From Hilary Mantel’s essay “Blot, Erase, Delete,” published in Index on Censorship, Vol. 45, Issue 3, 2016.

A review of Hilary Mantel’s novel Beyond Black

In Hilary Mantel’s 2005 novel Beyond Black, a fat psychic named Alison endures the harrowing torment of a collective of ghosts she calls the Fiends, the spirits of cruel men from her childhood. When a young, aimless woman named Colette comes into Alison’s life and assumes managerial duties for her career, Alison’s bilious past comes to a head. Colette engineers more and better gigs for Alison (the death of Princess Diana causes a huge spike in business), who, despite her genuine psychic talents, must nonetheless run the kind of scam the “punters” in her audience crave. Colette and Alison soon move in together, buying a new house in a quiet, boring suburb outside of London; their prefab homestead is drawn in sharp contrast to the slums of Aldershot where Alison grew up–the novel’s second setting. As Beyond Black progresses, contemporary suburban Britain increasingly crumbles into Alison’s grim, greasy past in Aldershot. Alison’s chief tormentor is, ironically, her “spirit guide,” a mean little man named Morris, a one-time frequent customer for Alison’s prostitute mother. Alison, like many victims, has suppressed much of her grotesque childhood, but it’s hard to black out everything with psychic baggage like Morris weighing her down. In time, more and more of the Fiends reemerge, forcing Alison to confront her mother and the abuse they both suffered at the hands of those awful men. As the book lurches to its chilling climax, Alison asserts independence, casting out her metaphysical and psychological demons.

At its core, Beyond Black asks what it means to be haunted and how one might survive an abusive past intact.
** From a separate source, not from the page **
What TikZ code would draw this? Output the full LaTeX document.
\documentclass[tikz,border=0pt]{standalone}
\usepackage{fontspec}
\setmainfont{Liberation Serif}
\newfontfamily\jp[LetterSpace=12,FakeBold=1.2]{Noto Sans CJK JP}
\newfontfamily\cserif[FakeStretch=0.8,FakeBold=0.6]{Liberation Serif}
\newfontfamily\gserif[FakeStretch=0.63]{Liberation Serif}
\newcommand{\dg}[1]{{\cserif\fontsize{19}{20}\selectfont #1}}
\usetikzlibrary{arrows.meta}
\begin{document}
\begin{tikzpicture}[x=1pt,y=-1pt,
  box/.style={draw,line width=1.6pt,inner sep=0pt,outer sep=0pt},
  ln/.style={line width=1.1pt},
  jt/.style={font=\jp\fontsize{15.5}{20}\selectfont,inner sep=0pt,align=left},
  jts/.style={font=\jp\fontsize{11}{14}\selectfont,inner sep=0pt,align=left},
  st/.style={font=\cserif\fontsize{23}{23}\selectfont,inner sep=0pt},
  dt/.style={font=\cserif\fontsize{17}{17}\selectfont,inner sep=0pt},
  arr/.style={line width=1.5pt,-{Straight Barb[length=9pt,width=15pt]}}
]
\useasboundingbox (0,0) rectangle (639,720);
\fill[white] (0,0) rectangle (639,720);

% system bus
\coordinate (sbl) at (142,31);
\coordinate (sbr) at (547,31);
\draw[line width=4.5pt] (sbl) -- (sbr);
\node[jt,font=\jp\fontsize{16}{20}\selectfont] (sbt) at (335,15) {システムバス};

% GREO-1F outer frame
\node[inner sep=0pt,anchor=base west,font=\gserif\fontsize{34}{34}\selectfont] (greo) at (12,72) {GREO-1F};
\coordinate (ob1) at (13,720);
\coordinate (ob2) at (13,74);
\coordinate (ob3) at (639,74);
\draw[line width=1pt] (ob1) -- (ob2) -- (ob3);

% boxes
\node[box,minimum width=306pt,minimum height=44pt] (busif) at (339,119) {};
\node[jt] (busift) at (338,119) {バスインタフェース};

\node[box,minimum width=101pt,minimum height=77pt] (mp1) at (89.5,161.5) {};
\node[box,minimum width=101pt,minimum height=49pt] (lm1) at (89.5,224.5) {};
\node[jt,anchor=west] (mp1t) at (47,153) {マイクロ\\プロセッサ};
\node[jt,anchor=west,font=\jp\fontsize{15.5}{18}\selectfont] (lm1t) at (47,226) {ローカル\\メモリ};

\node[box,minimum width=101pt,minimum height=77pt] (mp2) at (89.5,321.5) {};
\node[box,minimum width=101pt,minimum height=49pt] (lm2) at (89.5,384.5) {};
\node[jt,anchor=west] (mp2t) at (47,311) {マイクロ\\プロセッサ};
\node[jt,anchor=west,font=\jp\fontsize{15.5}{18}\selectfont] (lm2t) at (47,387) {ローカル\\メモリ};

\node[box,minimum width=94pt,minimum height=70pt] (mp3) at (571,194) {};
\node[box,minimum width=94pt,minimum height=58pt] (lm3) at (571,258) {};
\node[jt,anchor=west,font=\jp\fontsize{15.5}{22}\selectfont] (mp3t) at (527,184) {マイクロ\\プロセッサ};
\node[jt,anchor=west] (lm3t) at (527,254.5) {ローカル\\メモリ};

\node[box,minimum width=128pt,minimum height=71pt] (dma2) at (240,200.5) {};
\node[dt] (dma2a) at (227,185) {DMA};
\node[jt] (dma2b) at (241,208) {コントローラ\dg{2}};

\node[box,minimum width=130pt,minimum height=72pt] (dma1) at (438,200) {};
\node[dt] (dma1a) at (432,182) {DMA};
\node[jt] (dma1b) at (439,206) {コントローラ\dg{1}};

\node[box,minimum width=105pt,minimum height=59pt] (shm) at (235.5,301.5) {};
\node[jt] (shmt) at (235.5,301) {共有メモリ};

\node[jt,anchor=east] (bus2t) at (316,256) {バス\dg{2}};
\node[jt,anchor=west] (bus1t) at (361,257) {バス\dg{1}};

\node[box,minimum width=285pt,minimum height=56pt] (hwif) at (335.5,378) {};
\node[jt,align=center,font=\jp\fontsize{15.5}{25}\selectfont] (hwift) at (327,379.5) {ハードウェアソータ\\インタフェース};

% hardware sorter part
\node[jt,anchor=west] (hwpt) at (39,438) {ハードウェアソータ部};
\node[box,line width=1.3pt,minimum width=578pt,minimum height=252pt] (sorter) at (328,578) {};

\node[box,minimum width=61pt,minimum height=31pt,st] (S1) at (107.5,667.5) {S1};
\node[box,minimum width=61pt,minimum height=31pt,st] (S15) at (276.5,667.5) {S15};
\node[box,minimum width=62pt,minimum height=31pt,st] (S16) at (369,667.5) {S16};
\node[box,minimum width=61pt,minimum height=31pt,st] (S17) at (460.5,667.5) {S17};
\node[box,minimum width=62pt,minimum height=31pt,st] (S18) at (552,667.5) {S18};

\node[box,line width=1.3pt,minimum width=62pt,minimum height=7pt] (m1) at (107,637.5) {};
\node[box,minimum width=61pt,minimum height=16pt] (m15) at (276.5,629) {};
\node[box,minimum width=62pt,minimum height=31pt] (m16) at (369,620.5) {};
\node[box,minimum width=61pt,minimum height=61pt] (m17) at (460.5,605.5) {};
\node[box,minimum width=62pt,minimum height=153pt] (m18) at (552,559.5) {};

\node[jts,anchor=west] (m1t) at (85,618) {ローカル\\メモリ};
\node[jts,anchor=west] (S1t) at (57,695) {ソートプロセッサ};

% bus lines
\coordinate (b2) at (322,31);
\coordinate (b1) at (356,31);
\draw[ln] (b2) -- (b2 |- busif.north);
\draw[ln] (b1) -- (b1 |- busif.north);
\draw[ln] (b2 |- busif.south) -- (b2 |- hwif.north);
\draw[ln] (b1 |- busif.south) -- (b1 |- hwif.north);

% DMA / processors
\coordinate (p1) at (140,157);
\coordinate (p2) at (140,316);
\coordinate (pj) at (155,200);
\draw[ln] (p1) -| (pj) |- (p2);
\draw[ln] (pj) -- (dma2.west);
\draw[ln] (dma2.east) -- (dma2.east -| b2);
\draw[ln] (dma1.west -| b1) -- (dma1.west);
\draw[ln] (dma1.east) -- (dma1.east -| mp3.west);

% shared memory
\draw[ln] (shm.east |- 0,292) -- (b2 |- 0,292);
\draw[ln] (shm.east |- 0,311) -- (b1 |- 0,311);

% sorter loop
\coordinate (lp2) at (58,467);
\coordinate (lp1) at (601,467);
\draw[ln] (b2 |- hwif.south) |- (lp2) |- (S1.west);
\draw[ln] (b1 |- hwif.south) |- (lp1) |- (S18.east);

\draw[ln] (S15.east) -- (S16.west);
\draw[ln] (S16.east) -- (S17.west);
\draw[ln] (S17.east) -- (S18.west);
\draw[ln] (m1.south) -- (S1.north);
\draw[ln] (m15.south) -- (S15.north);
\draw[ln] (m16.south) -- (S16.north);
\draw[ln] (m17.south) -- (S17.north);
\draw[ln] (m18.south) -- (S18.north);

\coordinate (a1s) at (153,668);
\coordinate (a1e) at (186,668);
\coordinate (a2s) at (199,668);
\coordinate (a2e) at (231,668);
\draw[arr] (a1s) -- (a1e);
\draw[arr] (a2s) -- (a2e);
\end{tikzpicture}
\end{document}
A slim specter of a character named Gloria floats through the book. The Fiends, whose vile antics are sometimes compared to a gypsy circus, have dismembered Gloria with the old saw trick. In Alison’s memory, pieces of Gloria are scattered around her childhood home, parceled out, fed to dogs, transported in boxes at midnight, hidden. Alison’s awful mother frequently alludes to Alison herself being “sawed up,” a metaphor that dances on the literal as we come to realize that the old drunk has pimped out her daughter repeatedly. Mantel’s novel investigates the return of the repressed, and although she gives us something like a happy ending, the book’s central thesis seems to be that pain cannot be abandoned or hidden, but only mitigated through direct confrontation.
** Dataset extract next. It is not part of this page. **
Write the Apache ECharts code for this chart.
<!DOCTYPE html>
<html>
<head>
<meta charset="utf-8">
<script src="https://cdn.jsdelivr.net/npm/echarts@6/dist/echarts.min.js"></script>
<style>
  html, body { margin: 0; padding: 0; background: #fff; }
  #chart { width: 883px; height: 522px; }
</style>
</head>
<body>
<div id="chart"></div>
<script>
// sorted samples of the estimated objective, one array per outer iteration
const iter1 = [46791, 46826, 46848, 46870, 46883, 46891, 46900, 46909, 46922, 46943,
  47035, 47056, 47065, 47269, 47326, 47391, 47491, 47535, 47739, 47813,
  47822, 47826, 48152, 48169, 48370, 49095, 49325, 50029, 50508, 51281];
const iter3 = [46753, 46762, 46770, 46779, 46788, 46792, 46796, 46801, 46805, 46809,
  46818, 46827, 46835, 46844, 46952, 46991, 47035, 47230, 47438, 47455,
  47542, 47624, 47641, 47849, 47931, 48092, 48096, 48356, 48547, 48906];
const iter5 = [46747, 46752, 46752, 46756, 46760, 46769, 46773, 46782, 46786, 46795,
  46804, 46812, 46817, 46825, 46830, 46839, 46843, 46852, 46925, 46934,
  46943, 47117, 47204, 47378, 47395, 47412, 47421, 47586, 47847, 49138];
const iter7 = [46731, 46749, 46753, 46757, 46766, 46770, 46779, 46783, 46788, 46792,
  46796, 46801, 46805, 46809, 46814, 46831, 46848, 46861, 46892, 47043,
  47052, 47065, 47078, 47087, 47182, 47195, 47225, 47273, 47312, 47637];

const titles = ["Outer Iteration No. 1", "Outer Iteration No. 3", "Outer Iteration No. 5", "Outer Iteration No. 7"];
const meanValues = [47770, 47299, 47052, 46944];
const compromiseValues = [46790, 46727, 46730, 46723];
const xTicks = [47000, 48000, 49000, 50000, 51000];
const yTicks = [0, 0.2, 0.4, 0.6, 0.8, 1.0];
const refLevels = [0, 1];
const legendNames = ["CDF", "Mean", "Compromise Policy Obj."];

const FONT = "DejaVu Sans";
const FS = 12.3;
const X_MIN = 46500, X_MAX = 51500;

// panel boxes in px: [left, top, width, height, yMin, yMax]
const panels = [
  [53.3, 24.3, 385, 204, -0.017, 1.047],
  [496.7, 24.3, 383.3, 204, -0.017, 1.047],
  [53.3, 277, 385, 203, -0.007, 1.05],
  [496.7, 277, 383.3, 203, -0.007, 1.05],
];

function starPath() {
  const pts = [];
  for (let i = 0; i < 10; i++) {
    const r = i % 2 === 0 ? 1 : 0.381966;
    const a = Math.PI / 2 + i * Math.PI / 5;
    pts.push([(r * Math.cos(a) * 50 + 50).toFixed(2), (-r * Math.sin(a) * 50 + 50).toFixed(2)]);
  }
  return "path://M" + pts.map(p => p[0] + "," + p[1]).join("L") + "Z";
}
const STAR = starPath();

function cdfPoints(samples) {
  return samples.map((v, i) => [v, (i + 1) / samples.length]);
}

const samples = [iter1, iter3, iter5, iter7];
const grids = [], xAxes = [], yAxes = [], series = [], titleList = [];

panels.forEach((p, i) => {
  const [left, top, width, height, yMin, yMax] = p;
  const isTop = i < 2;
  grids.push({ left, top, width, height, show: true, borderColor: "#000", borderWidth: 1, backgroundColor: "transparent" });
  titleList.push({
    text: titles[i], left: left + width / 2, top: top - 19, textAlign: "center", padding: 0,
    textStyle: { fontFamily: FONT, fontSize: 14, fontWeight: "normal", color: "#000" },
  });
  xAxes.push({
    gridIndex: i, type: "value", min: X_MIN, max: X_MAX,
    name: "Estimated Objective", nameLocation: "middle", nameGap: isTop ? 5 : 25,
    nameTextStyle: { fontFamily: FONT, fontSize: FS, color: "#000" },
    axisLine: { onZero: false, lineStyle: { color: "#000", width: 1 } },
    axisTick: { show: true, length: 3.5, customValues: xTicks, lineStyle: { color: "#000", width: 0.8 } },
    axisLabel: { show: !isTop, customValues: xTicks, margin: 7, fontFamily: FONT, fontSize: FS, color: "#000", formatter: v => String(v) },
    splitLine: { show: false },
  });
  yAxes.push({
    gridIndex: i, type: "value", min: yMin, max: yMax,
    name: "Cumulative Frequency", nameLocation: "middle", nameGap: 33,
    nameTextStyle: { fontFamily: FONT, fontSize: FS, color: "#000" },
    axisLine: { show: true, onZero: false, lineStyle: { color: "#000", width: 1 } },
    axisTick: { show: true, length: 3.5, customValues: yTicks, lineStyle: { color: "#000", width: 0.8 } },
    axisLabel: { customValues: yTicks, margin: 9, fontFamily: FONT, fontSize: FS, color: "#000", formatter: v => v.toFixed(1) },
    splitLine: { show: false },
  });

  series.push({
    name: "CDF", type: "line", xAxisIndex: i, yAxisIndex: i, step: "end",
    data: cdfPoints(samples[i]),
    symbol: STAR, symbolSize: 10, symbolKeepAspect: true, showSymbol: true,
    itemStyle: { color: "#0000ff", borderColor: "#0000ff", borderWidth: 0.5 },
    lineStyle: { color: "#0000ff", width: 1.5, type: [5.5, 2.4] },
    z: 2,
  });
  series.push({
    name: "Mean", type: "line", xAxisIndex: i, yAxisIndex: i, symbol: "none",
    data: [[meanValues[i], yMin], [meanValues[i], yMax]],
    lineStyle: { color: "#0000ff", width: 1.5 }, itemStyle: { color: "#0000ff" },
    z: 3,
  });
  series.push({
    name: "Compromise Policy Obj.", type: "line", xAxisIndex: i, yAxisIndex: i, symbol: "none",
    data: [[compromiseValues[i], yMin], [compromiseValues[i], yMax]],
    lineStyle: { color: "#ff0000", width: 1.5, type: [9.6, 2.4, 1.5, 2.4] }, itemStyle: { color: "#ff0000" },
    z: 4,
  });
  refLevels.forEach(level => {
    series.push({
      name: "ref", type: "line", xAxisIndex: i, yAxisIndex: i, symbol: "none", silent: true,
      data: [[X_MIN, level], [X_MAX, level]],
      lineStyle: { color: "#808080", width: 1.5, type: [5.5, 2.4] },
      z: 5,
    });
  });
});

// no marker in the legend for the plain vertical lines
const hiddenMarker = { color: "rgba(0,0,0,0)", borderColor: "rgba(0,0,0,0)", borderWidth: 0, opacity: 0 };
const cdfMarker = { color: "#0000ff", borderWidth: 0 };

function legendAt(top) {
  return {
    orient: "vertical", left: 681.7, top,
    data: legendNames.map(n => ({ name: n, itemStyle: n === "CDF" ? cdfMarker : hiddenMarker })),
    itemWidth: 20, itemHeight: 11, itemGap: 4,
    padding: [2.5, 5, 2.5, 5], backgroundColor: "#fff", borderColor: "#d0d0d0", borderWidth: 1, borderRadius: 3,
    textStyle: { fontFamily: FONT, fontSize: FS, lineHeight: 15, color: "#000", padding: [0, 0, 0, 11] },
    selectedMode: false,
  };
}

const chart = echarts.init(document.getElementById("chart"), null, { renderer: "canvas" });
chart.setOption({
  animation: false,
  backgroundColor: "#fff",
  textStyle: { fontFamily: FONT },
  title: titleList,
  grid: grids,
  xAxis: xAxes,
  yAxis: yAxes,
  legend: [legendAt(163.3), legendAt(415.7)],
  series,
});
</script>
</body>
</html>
The book’s humor does nothing to lighten its grim subject–if anything it exacerbates and confounds the darkness at the heart of Beyond Black. Mantel’s gift for dialogue fleshes out her characters (even the spectral ones), and while the book aims for a satirical tone at times, its characters are too richly drawn to be mere cutouts in a stage production. Mantel’s satire of contemporary English life is sharp and bleak; you laugh a little and then feel bad for laughing and a page later you’re horrified. It’s a successful book in that respect. It’s one real weakness is in the character of Colette, whose voice gives way to Alison’s past by the book’s end. This is actually no problem, as Colette’s narrative life is not nearly as interesting as Alison’s psychic traumas; Colette is, however, catalyst for the changes in Alison’s life. It would’ve been nice to see more resolution here, but I suppose Beyond Black hews closer to real life here, with all its messy loose ends.

I chose to read Beyond Black because I enjoyed Mantel’s recent Booker Prize winner Wolf Hall so much. The books have little in common other than being well-written and tightly paced, and I think that anyone who wanted more Mantel after an introduction via Wolf Hall would do right to pick up Beyond Black. Recommended.